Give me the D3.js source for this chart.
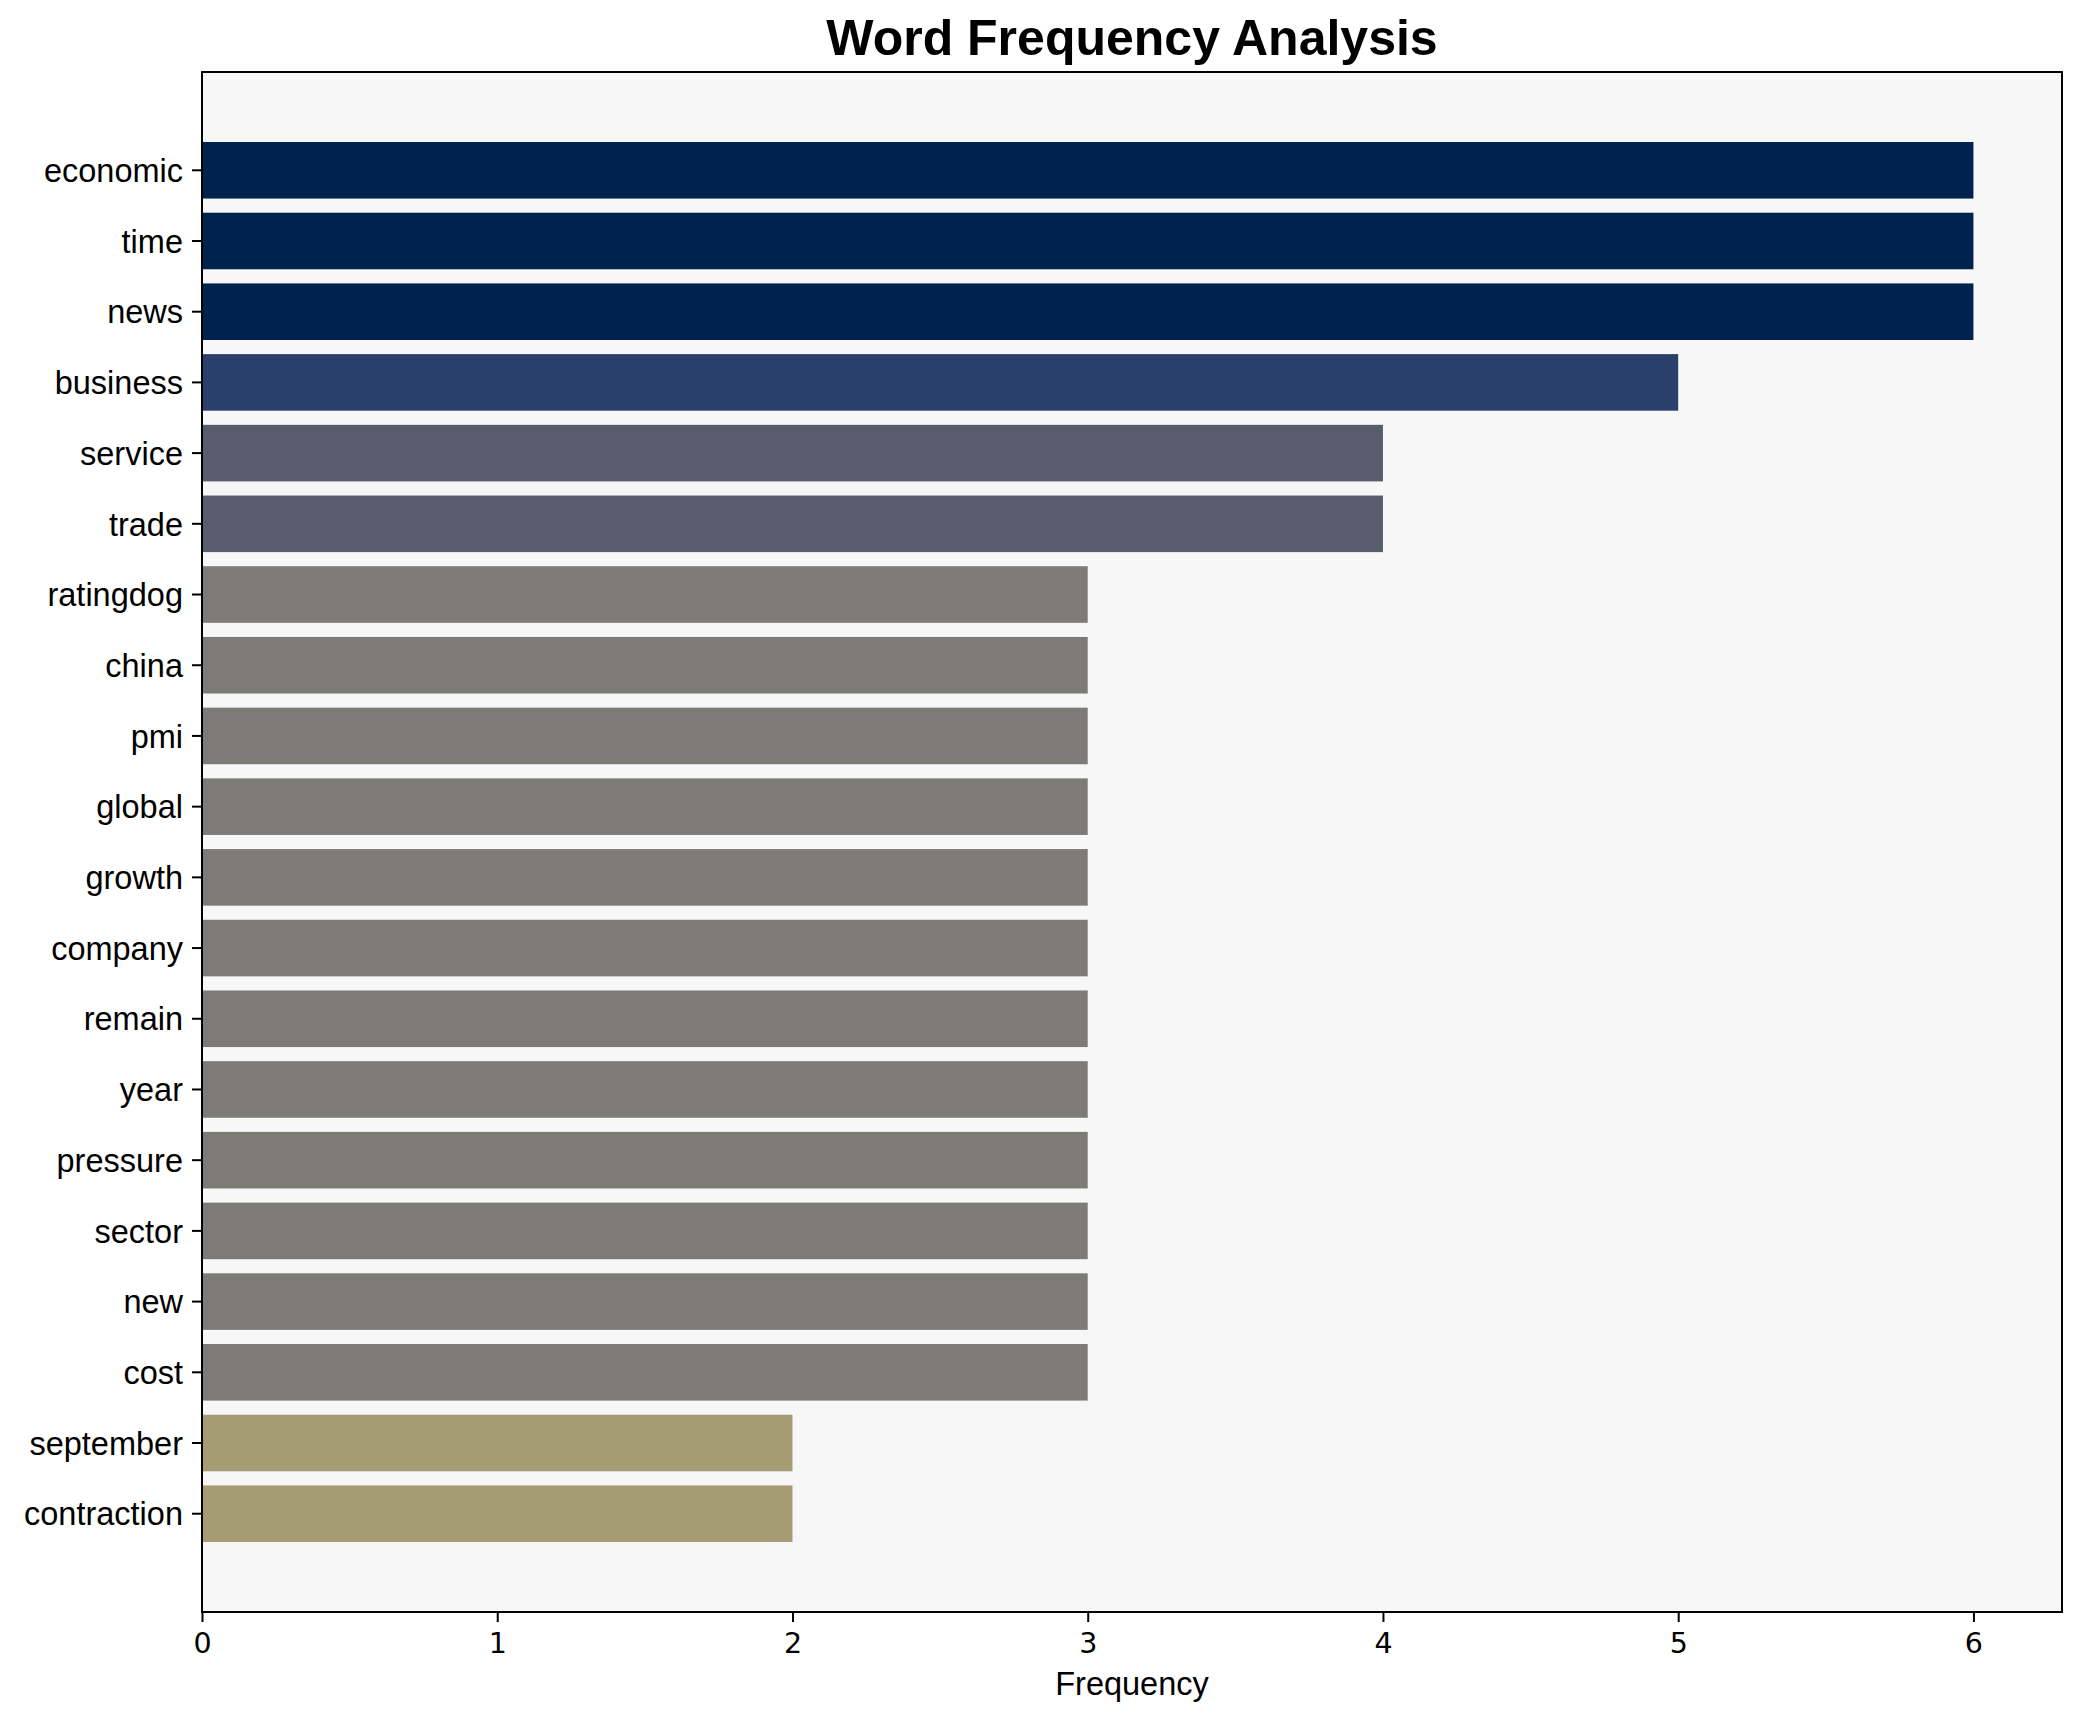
<!DOCTYPE html>
<html>
<head>
<meta charset="utf-8">
<script src="https://cdn.jsdelivr.net/npm/d3@7"></script>
<style>
  html, body { margin: 0; padding: 0; background: #ffffff; }
  svg { display: block; }
</style>
</head>
<body>
<div id="chart"></div>
<script>
// ---- data ----
const words = ["economic", "time", "news", "business", "service", "trade", "ratingdog", "china", "pmi", "global", "growth", "company", "remain", "year", "pressure", "sector", "new", "cost", "september", "contraction"];
const frequencies = [6, 6, 6, 5, 4, 4, 3, 3, 3, 3, 3, 3, 3, 3, 3, 3, 3, 3, 2, 2];
const xTicks = [0, 1, 2, 3, 4, 5, 6];
const titleText = "Word Frequency Analysis";
const xLabelText = "Frequency";

// ---- layout ----
const W = 2082, H = 1722;
const plot = { left: 202, right: 2062, top: 72, bottom: 1612 };

const svg = d3.select("#chart").append("svg")
  .attr("width", W).attr("height", H)
  .attr("viewBox", `0 0 ${W} ${H}`);

svg.append("rect").attr("x", 0).attr("y", 0).attr("width", W).attr("height", H).attr("fill", "#ffffff");

const x = d3.scaleLinear().domain([0, 6.3]).range([plot.left, plot.right]);
const y = d3.scaleBand().domain(words).range([plot.top, plot.bottom])
  .paddingInner(0.2).paddingOuter(0.99);

// colour: cividis(1 - v / max)
const color = d3.scaleLinear()
  .domain([6, 5, 4, 3, 2])
  .range(["#00224e", "#2b3f6c", "#575d6d", "#7c7b78", "#a59c74"]);

// plot background
svg.append("rect")
  .attr("x", plot.left).attr("y", plot.top)
  .attr("width", plot.right - plot.left).attr("height", plot.bottom - plot.top)
  .attr("fill", "#f7f7f7");

// bars
svg.append("g").selectAll("rect")
  .data(words.map((w, i) => ({ w, v: frequencies[i] })))
  .join("rect")
  .attr("x", x(0))
  .attr("y", d => y(d.w))
  .attr("width", d => x(d.v) - x(0))
  .attr("height", y.bandwidth())
  .attr("fill", d => color(d.v));

// axes
const fontSans = "'Liberation Sans', Arial, Helvetica, sans-serif";
const fontDejaVu = "'DejaVu Sans', sans-serif";

const yAxis = svg.append("g")
  .attr("transform", `translate(${plot.left},0)`)
  .call(d3.axisLeft(y).tickSize(10).tickPadding(9));
yAxis.select(".domain").remove();
yAxis.selectAll(".tick line").attr("stroke", "#000").attr("stroke-width", 2);
yAxis.selectAll(".tick text")
  .attr("font-family", fontSans).attr("font-size", 32.5)
  .attr("fill", "#000").attr("dy", "0.36em");

const xAxis = svg.append("g")
  .attr("transform", `translate(0,${plot.bottom})`)
  .call(d3.axisBottom(x).tickValues(xTicks).tickFormat(d3.format("d")).tickSize(10).tickPadding(11));
xAxis.select(".domain").remove();
xAxis.selectAll(".tick line").attr("stroke", "#000").attr("stroke-width", 2);
xAxis.selectAll(".tick text")
  .attr("font-family", fontDejaVu).attr("font-size", 28.5)
  .attr("fill", "#000");

// frame (spines)
svg.append("rect")
  .attr("x", plot.left).attr("y", plot.top)
  .attr("width", plot.right - plot.left).attr("height", plot.bottom - plot.top)
  .attr("fill", "none").attr("stroke", "#000").attr("stroke-width", 2);

// axis label
svg.append("text")
  .attr("x", (plot.left + plot.right) / 2).attr("y", 1695)
  .attr("text-anchor", "middle")
  .attr("font-family", fontSans).attr("font-size", 32.5).attr("fill", "#000")
  .text(xLabelText);

// title
svg.append("text")
  .attr("x", (plot.left + plot.right) / 2).attr("y", 55)
  .attr("text-anchor", "middle")
  .attr("font-family", fontSans).attr("font-size", 50).attr("font-weight", "bold").attr("fill", "#000")
  .text(titleText);
</script>
</body>
</html>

===

_WRITTEN PROBLEM_
Without the pictures, write out the whole listing above exactly as it appears.

_TASK ANSWER_
Give me the D3.js source for this chart.
<!DOCTYPE html>
<html>
<head>
<meta charset="utf-8">
<script src="https://cdn.jsdelivr.net/npm/d3@7"></script>
<style>
  html, body { margin: 0; padding: 0; background: #ffffff; }
  svg { display: block; }
</style>
</head>
<body>
<div id="chart"></div>
<script>
// ---- data ----
const words = ["economic", "time", "news", "business", "service", "trade", "ratingdog", "china", "pmi", "global", "growth", "company", "remain", "year", "pressure", "sector", "new", "cost", "september", "contraction"];
const frequencies = [6, 6, 6, 5, 4, 4, 3, 3, 3, 3, 3, 3, 3, 3, 3, 3, 3, 3, 2, 2];
const xTicks = [0, 1, 2, 3, 4, 5, 6];
const titleText = "Word Frequency Analysis";
const xLabelText = "Frequency";

// ---- layout ----
const W = 2082, H = 1722;
const plot = { left: 202, right: 2062, top: 72, bottom: 1612 };

const svg = d3.select("#chart").append("svg")
  .attr("width", W).attr("height", H)
  .attr("viewBox", `0 0 ${W} ${H}`);

svg.append("rect").attr("x", 0).attr("y", 0).attr("width", W).attr("height", H).attr("fill", "#ffffff");

const x = d3.scaleLinear().domain([0, 6.3]).range([plot.left, plot.right]);
const y = d3.scaleBand().domain(words).range([plot.top, plot.bottom])
  .paddingInner(0.2).paddingOuter(0.99);

// colour: cividis(1 - v / max)
const color = d3.scaleLinear()
  .domain([6, 5, 4, 3, 2])
  .range(["#00224e", "#2b3f6c", "#575d6d", "#7c7b78", "#a59c74"]);

// plot background
svg.append("rect")
  .attr("x", plot.left).attr("y", plot.top)
  .attr("width", plot.right - plot.left).attr("height", plot.bottom - plot.top)
  .attr("fill", "#f7f7f7");

// bars
svg.append("g").selectAll("rect")
  .data(words.map((w, i) => ({ w, v: frequencies[i] })))
  .join("rect")
  .attr("x", x(0))
  .attr("y", d => y(d.w))
  .attr("width", d => x(d.v) - x(0))
  .attr("height", y.bandwidth())
  .attr("fill", d => color(d.v));

// axes
const fontSans = "'Liberation Sans', Arial, Helvetica, sans-serif";
const fontDejaVu = "'DejaVu Sans', sans-serif";

const yAxis = svg.append("g")
  .attr("transform", `translate(${plot.left},0)`)
  .call(d3.axisLeft(y).tickSize(10).tickPadding(9));
yAxis.select(".domain").remove();
yAxis.selectAll(".tick line").attr("stroke", "#000").attr("stroke-width", 2);
yAxis.selectAll(".tick text")
  .attr("font-family", fontSans).attr("font-size", 32.5)
  .attr("fill", "#000").attr("dy", "0.36em");

const xAxis = svg.append("g")
  .attr("transform", `translate(0,${plot.bottom})`)
  .call(d3.axisBottom(x).tickValues(xTicks).tickFormat(d3.format("d")).tickSize(10).tickPadding(11));
xAxis.select(".domain").remove();
xAxis.selectAll(".tick line").attr("stroke", "#000").attr("stroke-width", 2);
xAxis.selectAll(".tick text")
  .attr("font-family", fontDejaVu).attr("font-size", 28.5)
  .attr("fill", "#000");

// frame (spines)
svg.append("rect")
  .attr("x", plot.left).attr("y", plot.top)
  .attr("width", plot.right - plot.left).attr("height", plot.bottom - plot.top)
  .attr("fill", "none").attr("stroke", "#000").attr("stroke-width", 2);

// axis label
svg.append("text")
  .attr("x", (plot.left + plot.right) / 2).attr("y", 1695)
  .attr("text-anchor", "middle")
  .attr("font-family", fontSans).attr("font-size", 32.5).attr("fill", "#000")
  .text(xLabelText);

// title
svg.append("text")
  .attr("x", (plot.left + plot.right) / 2).attr("y", 55)
  .attr("text-anchor", "middle")
  .attr("font-family", fontSans).attr("font-size", 50).attr("font-weight", "bold").attr("fill", "#000")
  .text(titleText);
</script>
</body>
</html>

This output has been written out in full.